[Material provided]:
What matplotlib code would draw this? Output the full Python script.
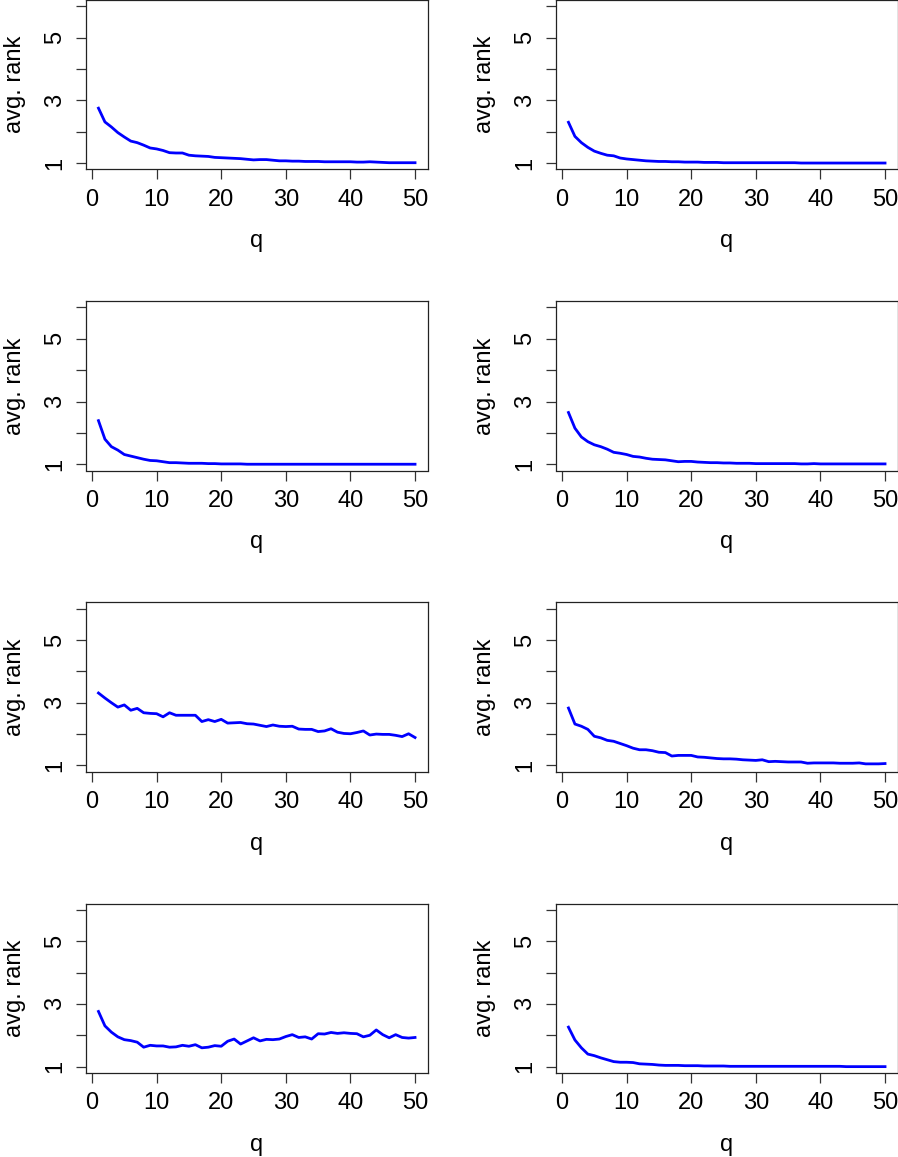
import matplotlib
matplotlib.use("Agg")
import matplotlib.pyplot as plt

# q = 1..50
q = list(range(1, 51))

# avg. rank per panel (row by row, left then right)
rank_1 = [2.75, 2.31, 2.15, 1.97, 1.83, 1.70, 1.65, 1.57, 1.48, 1.45,
          1.40, 1.33, 1.32, 1.32, 1.25, 1.23, 1.22, 1.21, 1.18, 1.17,
          1.16, 1.15, 1.14, 1.12, 1.10, 1.11, 1.11, 1.09, 1.07, 1.07,
          1.06, 1.06, 1.05, 1.05, 1.05, 1.04, 1.04, 1.04, 1.04, 1.04,
          1.03, 1.03, 1.04, 1.03, 1.02, 1.01, 1.01, 1.01, 1.01, 1.01]
rank_2 = [2.30, 1.85, 1.65, 1.50, 1.38, 1.31, 1.25, 1.23, 1.16, 1.13,
          1.11, 1.09, 1.07, 1.06, 1.05, 1.05, 1.04, 1.04, 1.03, 1.03,
          1.03, 1.02, 1.02, 1.02, 1.01, 1.01, 1.01, 1.01, 1.01, 1.01,
          1.01, 1.01, 1.01, 1.01, 1.01, 1.01, 1.00, 1.00, 1.00, 1.00,
          1.00, 1.00, 1.00, 1.00, 1.00, 1.00, 1.00, 1.00, 1.00, 1.00]
rank_3 = [2.39, 1.80, 1.56, 1.45, 1.31, 1.26, 1.21, 1.16, 1.12, 1.11,
          1.08, 1.05, 1.05, 1.04, 1.03, 1.03, 1.03, 1.02, 1.02, 1.01,
          1.01, 1.01, 1.01, 1.00, 1.00, 1.00, 1.00, 1.00, 1.00, 1.00,
          1.00, 1.00, 1.00, 1.00, 1.00, 1.00, 1.00, 1.00, 1.00, 1.00,
          1.00, 1.00, 1.00, 1.00, 1.00, 1.00, 1.00, 1.00, 1.00, 1.00]
rank_4 = [2.65, 2.15, 1.87, 1.72, 1.62, 1.56, 1.48, 1.38, 1.35, 1.31,
          1.25, 1.23, 1.19, 1.16, 1.15, 1.14, 1.11, 1.08, 1.09, 1.09,
          1.07, 1.06, 1.05, 1.05, 1.04, 1.04, 1.03, 1.03, 1.03, 1.02,
          1.02, 1.02, 1.02, 1.02, 1.02, 1.02, 1.01, 1.01, 1.02, 1.01,
          1.01, 1.01, 1.01, 1.01, 1.01, 1.01, 1.01, 1.01, 1.01, 1.01]
rank_5 = [3.31, 3.15, 3.00, 2.86, 2.93, 2.76, 2.82, 2.68, 2.66, 2.65,
          2.55, 2.68, 2.60, 2.60, 2.60, 2.60, 2.40, 2.46, 2.40, 2.47,
          2.35, 2.36, 2.37, 2.33, 2.32, 2.28, 2.24, 2.29, 2.25, 2.24,
          2.25, 2.16, 2.15, 2.15, 2.08, 2.10, 2.17, 2.06, 2.02, 2.01,
          2.05, 2.10, 1.97, 2.00, 1.99, 1.99, 1.96, 1.92, 2.01, 1.89]
rank_6 = [2.83, 2.32, 2.25, 2.15, 1.93, 1.88, 1.80, 1.77, 1.70, 1.63,
          1.55, 1.50, 1.50, 1.47, 1.42, 1.41, 1.30, 1.32, 1.32, 1.32,
          1.27, 1.26, 1.24, 1.22, 1.21, 1.21, 1.20, 1.18, 1.17, 1.16,
          1.18, 1.12, 1.13, 1.12, 1.11, 1.11, 1.11, 1.07, 1.08, 1.08,
          1.08, 1.08, 1.07, 1.07, 1.07, 1.08, 1.05, 1.05, 1.05, 1.06]
rank_7 = [2.76, 2.30, 2.10, 1.95, 1.86, 1.83, 1.78, 1.62, 1.68, 1.66,
          1.66, 1.62, 1.63, 1.68, 1.65, 1.70, 1.60, 1.62, 1.67, 1.65,
          1.81, 1.88, 1.72, 1.82, 1.92, 1.82, 1.87, 1.86, 1.88, 1.96,
          2.02, 1.93, 1.95, 1.88, 2.05, 2.04, 2.09, 2.06, 2.08, 2.06,
          2.05, 1.95, 2.00, 2.17, 2.02, 1.92, 2.02, 1.93, 1.91, 1.93]
rank_8 = [2.26, 1.85, 1.60, 1.40, 1.35, 1.28, 1.22, 1.16, 1.14, 1.14,
          1.13, 1.09, 1.08, 1.07, 1.05, 1.04, 1.04, 1.04, 1.03, 1.03,
          1.03, 1.02, 1.02, 1.02, 1.02, 1.01, 1.01, 1.01, 1.01, 1.01,
          1.01, 1.01, 1.01, 1.01, 1.01, 1.01, 1.01, 1.01, 1.01, 1.01,
          1.01, 1.01, 1.01, 1.00, 1.00, 1.00, 1.00, 1.00, 1.00, 1.00]

panels = [rank_1, rank_2, rank_3, rank_4, rank_5, rank_6, rank_7, rank_8]

x_ticks = [0, 10, 20, 30, 40, 50]
y_ticks = [1, 2, 3, 4, 5, 6]
y_labels = ["1", "", "3", "", "5", ""]

# layout in pixels
W, H = 898, 1157
col_left = [85.8, 555.8]
ax_w = 341.9
ax_h = 169.3
row_bottom = [169.3 + 301.2 * r for r in range(4)]

plt.rcParams['font.family'] = ['Liberation Sans', 'DejaVu Sans']
plt.rcParams['font.size'] = 17

fig = plt.figure(figsize=(W / 100, H / 100), dpi=100)

for i, vals in enumerate(panels):
    r, c = divmod(i, 2)
    ax = fig.add_axes([col_left[c] / W, 1 - row_bottom[r] / H, ax_w / W, ax_h / H])
    ax.plot(q, vals, color='#0000ff', linewidth=2.0)
    ax.set_xlim(-0.96, 51.96)
    ax.set_ylim(0.8, 6.2)
    ax.set_xticks(x_ticks)
    ax.set_yticks(y_ticks)
    ax.set_yticklabels(y_labels)
    ax.tick_params(direction='out', length=7, width=0.9, color='#333333', pad=7)
    ax.tick_params(axis='y', labelrotation=90)
    for lab in ax.get_yticklabels():
        lab.set_va('center')
    for s in ax.spines.values():
        s.set_linewidth(0.9)
        s.set_color('#222222')
    ax.set_xlabel('q')
    ax.xaxis.label.set_va('baseline')
    ax.xaxis.set_label_coords(0.5, -0.46)
    ax.set_ylabel('avg. rank')
    ax.yaxis.label.set_va('center')
    ax.yaxis.set_label_coords(-0.208, 0.5)

fig.savefig('out.png', dpi=100)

[Exercise requirements]: Copy nothing but the lines from the top of the data down to the line containing "q = list(range(1, 51))", and leave the pictures out.

[Exercise output]:
What matplotlib code would draw this? Output the full Python script.
import matplotlib
matplotlib.use("Agg")
import matplotlib.pyplot as plt

# q = 1..50
q = list(range(1, 51))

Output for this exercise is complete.